Carol Prusa's silverpoints / by Jeannine Cook

A fellow silverpoint artist, Carol Prusa, Professor at Florida Atlantic University, currently has an exhibition, Silver Linings: Delicate Drawings, at the Polk Museum in Lakeland, Florida. She has been in two exhibitions with me at museums and I have been more and more fascinated and impressed with her work.

Silverpoint is a drawing medium which basically had its beginnings in the 12th century with the monks in monasteries working on illuminated manuscripts, but Carol has achieved the most perfect update of this medium for the 21st century. Using the same marks made with a silver stylus, she has evolved from the flat surface of vellum, parchment, paper or board to spherical acrylic surfaces on which she draws. She also shows herself to be fully of our technological times, sometimes combining the domed drawings with fiber optics or video. The drawings she conceives are the most hypnotically compelling amalgam of delicate patterning and abstract intellectual concepts, alluding to biology, philosophy, theology or physics. Yet as you are drawn into their delicacy and beauty, the underpinnings of this deep and informed thinking that led to their creation become the background music.
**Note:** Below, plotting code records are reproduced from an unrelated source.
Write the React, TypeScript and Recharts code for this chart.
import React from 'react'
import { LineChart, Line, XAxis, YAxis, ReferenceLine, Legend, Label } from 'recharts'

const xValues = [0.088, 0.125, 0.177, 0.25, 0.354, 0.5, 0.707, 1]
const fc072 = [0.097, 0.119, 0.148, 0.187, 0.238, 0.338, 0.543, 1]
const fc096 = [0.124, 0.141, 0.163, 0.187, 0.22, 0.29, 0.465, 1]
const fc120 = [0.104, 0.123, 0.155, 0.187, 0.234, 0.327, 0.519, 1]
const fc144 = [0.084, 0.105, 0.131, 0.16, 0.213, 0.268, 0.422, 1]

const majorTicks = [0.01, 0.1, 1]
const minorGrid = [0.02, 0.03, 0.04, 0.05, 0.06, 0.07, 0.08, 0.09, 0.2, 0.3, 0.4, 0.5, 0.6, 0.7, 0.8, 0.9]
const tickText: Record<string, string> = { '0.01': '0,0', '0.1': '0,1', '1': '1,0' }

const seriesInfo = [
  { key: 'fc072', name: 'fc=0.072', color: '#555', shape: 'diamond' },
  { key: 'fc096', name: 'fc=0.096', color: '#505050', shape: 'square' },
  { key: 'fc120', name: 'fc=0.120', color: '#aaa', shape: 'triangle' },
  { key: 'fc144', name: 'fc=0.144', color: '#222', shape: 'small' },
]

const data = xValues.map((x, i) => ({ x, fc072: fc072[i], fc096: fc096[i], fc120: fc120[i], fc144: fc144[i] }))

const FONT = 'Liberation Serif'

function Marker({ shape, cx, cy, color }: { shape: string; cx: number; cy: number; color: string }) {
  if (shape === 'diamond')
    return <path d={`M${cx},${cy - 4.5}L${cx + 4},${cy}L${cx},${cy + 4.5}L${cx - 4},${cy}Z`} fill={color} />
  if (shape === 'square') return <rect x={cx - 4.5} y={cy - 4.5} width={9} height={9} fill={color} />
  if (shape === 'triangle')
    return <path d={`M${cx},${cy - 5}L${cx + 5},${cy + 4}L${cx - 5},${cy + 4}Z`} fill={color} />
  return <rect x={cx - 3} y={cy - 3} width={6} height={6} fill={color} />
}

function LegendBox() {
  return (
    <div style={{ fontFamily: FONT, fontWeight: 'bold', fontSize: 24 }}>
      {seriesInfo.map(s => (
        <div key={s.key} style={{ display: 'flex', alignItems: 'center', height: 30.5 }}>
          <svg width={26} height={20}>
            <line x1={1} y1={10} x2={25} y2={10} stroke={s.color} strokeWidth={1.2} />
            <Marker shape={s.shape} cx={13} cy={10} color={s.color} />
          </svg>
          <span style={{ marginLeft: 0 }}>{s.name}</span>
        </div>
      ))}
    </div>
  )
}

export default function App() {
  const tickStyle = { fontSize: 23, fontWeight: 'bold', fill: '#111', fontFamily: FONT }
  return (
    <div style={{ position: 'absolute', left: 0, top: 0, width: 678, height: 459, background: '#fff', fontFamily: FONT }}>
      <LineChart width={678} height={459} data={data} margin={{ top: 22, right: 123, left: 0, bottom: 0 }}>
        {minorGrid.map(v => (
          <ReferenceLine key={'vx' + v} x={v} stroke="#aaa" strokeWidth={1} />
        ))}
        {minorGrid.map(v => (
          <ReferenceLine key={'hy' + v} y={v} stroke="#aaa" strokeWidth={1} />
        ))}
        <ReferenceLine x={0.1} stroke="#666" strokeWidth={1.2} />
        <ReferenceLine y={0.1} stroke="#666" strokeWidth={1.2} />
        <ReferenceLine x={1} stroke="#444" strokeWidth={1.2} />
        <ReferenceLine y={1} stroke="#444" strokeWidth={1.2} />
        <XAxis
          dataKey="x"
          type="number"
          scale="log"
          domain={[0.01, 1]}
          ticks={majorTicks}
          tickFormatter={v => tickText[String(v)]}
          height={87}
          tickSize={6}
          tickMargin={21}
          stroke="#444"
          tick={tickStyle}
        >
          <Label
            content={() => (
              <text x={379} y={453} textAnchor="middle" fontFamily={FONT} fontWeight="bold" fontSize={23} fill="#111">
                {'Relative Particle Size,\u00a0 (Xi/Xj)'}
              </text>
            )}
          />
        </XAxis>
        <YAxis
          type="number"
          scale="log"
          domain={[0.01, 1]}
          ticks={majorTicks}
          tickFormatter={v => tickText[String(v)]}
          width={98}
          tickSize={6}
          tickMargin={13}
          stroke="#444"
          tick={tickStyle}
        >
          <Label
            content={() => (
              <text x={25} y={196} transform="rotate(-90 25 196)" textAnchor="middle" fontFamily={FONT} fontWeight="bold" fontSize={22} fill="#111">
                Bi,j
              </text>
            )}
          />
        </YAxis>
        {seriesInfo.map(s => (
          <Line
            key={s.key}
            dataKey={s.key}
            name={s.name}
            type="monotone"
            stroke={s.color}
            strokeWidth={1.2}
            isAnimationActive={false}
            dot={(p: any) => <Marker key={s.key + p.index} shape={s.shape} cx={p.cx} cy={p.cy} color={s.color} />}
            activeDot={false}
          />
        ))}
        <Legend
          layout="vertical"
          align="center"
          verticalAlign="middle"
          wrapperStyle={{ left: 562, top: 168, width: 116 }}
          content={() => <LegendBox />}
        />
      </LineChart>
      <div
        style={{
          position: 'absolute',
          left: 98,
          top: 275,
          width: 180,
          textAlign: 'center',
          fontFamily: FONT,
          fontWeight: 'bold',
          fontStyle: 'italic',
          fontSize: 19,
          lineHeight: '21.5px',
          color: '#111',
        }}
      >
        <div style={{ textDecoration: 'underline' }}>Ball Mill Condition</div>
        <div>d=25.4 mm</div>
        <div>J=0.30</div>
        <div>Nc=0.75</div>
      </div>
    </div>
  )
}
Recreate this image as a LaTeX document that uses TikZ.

Knowing how slow the medium of silverpoint can be to develop, I cannot but marvel at the amount of detail, and thus time, that characterise Carol's work. Layer upon layer, pattern after pattern, the drawings are built up to an incredibly satisfying and sensuous harmony. As Daniel Stetson, Executive Director of the Polk Museum wrote in the elegant catalogue for the exhibition, "... it is through countless tiny details working in unison that beauty of both form and function are created. "

Silverpoint is a medium that lends itself to the clear rendering of such "tiny details". Historically, silverpoint has been the medium of choice for scientific drawings, such as botanical studies, with even such artists as Judith Leyster, using it. ( Incidentally, it is the 400th anniversary of Leyster's birthday, celebrated with a wonderful exhibition currently at the National Gallery of Art in Washington.) Leyster did a study of a tulip in silverpoint and watercolour in 1643; she was one of the last to use silverpoint for many a long year after that, because everyone forgot about the medium until the early 19th century. When silverpoint was "rediscovered" - because Cennini Cennini's manuscript of his 1390 how-to art book, Il Libro dell'arte, was found in the Laurentian Library in Italy and artists began to learn about this drawing medium - most of the artists promptly used it for drawings requiring fine lines and delicate details. Carol is the most perfect heir to this heritage. Her drawings provide insights into the world in an elegantly rigorous fashion that bridges science, art and pure visual pleasure.

Rush off and see this exhibition if you are in the Lakeland area of Florida. You will be rewarded.